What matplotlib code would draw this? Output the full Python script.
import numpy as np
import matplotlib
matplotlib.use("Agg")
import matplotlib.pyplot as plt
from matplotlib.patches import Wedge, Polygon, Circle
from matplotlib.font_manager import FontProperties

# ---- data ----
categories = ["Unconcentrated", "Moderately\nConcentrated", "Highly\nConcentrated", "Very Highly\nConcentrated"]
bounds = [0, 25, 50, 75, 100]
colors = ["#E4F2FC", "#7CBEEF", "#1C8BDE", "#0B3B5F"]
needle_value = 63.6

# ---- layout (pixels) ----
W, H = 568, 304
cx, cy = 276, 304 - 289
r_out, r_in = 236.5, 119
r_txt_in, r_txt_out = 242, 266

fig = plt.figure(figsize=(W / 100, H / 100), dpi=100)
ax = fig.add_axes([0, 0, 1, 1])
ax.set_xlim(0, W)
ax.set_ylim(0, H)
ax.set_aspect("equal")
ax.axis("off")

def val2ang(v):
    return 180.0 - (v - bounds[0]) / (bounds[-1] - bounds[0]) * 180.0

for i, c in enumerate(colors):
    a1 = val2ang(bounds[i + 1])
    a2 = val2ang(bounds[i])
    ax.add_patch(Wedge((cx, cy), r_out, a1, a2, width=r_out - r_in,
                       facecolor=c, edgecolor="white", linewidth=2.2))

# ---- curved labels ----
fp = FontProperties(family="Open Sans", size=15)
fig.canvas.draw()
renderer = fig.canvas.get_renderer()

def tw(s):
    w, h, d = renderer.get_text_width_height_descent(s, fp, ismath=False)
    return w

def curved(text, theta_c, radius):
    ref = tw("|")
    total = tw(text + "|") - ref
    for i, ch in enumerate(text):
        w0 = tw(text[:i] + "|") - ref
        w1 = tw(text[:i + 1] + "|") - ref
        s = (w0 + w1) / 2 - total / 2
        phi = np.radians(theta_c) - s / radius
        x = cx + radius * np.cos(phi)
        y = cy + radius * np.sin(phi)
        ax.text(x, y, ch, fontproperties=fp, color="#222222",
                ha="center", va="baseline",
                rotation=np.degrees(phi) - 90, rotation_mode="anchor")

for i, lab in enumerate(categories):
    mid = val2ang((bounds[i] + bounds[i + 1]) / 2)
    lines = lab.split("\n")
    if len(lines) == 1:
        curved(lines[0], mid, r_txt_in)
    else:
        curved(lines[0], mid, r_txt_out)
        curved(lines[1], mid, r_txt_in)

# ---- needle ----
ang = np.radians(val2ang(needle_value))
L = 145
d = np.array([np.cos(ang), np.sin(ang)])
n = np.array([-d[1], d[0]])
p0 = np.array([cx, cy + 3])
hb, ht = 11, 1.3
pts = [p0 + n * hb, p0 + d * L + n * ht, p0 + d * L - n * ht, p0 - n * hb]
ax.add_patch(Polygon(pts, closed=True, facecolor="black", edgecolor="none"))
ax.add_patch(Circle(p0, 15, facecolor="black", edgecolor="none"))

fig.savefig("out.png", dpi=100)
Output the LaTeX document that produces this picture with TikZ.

━━━

Work to do: Extract every record. Keep wording exact.

Full answer:
What matplotlib code would draw this? Output the full Python script.
import numpy as np
import matplotlib
matplotlib.use("Agg")
import matplotlib.pyplot as plt
from matplotlib.patches import Wedge, Polygon, Circle
from matplotlib.font_manager import FontProperties

# ---- data ----
categories = ["Unconcentrated", "Moderately\nConcentrated", "Highly\nConcentrated", "Very Highly\nConcentrated"]
bounds = [0, 25, 50, 75, 100]
colors = ["#E4F2FC", "#7CBEEF", "#1C8BDE", "#0B3B5F"]
needle_value = 63.6

# ---- layout (pixels) ----
W, H = 568, 304
cx, cy = 276, 304 - 289
r_out, r_in = 236.5, 119
r_txt_in, r_txt_out = 242, 266

fig = plt.figure(figsize=(W / 100, H / 100), dpi=100)
ax = fig.add_axes([0, 0, 1, 1])
ax.set_xlim(0, W)
ax.set_ylim(0, H)
ax.set_aspect("equal")
ax.axis("off")

def val2ang(v):
    return 180.0 - (v - bounds[0]) / (bounds[-1] - bounds[0]) * 180.0

for i, c in enumerate(colors):
    a1 = val2ang(bounds[i + 1])
    a2 = val2ang(bounds[i])
    ax.add_patch(Wedge((cx, cy), r_out, a1, a2, width=r_out - r_in,
                       facecolor=c, edgecolor="white", linewidth=2.2))

# ---- curved labels ----
fp = FontProperties(family="Open Sans", size=15)
fig.canvas.draw()
renderer = fig.canvas.get_renderer()

def tw(s):
    w, h, d = renderer.get_text_width_height_descent(s, fp, ismath=False)
    return w

def curved(text, theta_c, radius):
    ref = tw("|")
    total = tw(text + "|") - ref
    for i, ch in enumerate(text):
        w0 = tw(text[:i] + "|") - ref
        w1 = tw(text[:i + 1] + "|") - ref
        s = (w0 + w1) / 2 - total / 2
        phi = np.radians(theta_c) - s / radius
        x = cx + radius * np.cos(phi)
        y = cy + radius * np.sin(phi)
        ax.text(x, y, ch, fontproperties=fp, color="#222222",
                ha="center", va="baseline",
                rotation=np.degrees(phi) - 90, rotation_mode="anchor")

for i, lab in enumerate(categories):
    mid = val2ang((bounds[i] + bounds[i + 1]) / 2)
    lines = lab.split("\n")
    if len(lines) == 1:
        curved(lines[0], mid, r_txt_in)
    else:
        curved(lines[0], mid, r_txt_out)
        curved(lines[1], mid, r_txt_in)

# ---- needle ----
ang = np.radians(val2ang(needle_value))
L = 145
d = np.array([np.cos(ang), np.sin(ang)])
n = np.array([-d[1], d[0]])
p0 = np.array([cx, cy + 3])
hb, ht = 11, 1.3
pts = [p0 + n * hb, p0 + d * L + n * ht, p0 + d * L - n * ht, p0 - n * hb]
ax.add_patch(Polygon(pts, closed=True, facecolor="black", edgecolor="none"))
ax.add_patch(Circle(p0, 15, facecolor="black", edgecolor="none"))

fig.savefig("out.png", dpi=100)
Output the LaTeX document that produces this picture with TikZ.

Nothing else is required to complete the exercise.